As often happens, this misunderstanding has been perpetuated by some of the general business publications. For example, when Forbes published a chart sourced from Forrester Research summarizing the results of a survey of companies that use offshore labor, it titled it not "Who Is Offshoring?" but "Who Is Outsourcing?" It's no wonder we're confused. To be fair, it's not just the business press that's responsible for the confusion; newspapers are to blame too. Between January and May 2004, U.S. newspapers contained 2,634 articles on service outsourcing, most of which focused on job losses, according to an International Monetary Fund working paper.
It's not that concerns about U.S. job losses aren't real. They are. Between March 2001 and March 2004, private-sector jobs dropped by 2.6 million. Total manufacturing jobs fell 12 percent, while software jobs within the manufacturing sector plummeted by 19 percent. The people in the latter group, of course, are the very segment of the workforce who had long been assured they had the precise skills required for success in the global economy.

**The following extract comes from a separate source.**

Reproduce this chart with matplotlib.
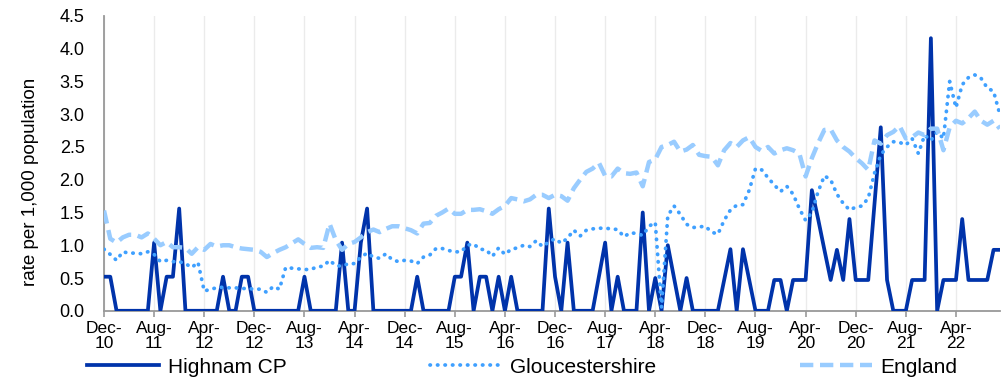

That only made it sting all the more when about five years ago, U.S. businesses discovered they could save millions of dollars by sending their IT systems development and programming work to India and China. For those laid-off programmers, there's little prospect of relief. This particular brand of outsourcing is expected to continue. Gartner Group predicts that by 2015, 30 percent of the IT jobs in the United States and other developed countries will be offshored to low-cost countries.
While no one's happy to see U.S. jobs disappear and livelihoods destroyed, the fact of the matter is that no supply chain manager will be able to function in today's global economy unless he's given the freedom to use whatever resources are necessary, regardless of their location. And whatever you choose to call it (I prefer the term "international outsourcing"), I believe that hiring foreign logistics service providers will remain a vital part of our supply chain strategy. In fact, I predict that the practice will gather steam as we take an increasingly global approach to our thinking and our operations.
In the logistics industry, at least, it's not the corporate pursuit of cheap labor that drives companies to hire a foreign partner. It's simple common sense. Today, most of the stuff we buy originates offshore. Consider that Wal-Mart alone imported $18 billion worth of Chinese products in 2004. Or that the 8,000 companies in China's Zhejiang province alone produce one-third of the world's supply of socks. It stands to reason that if you're responsible for shipping socks out of Zhejiang, you're not going to be using a third-party service provider out of Little Rock, Ark.
I should note that in the heat of argument, one fact rarely gets mentioned: The exporting of jobs can be a two-way street. In 2003, U.S. companies may have offshored $43.5 billion in jobs. But in the same year, we insourced $61.4 billion by providing labor to foreign companies.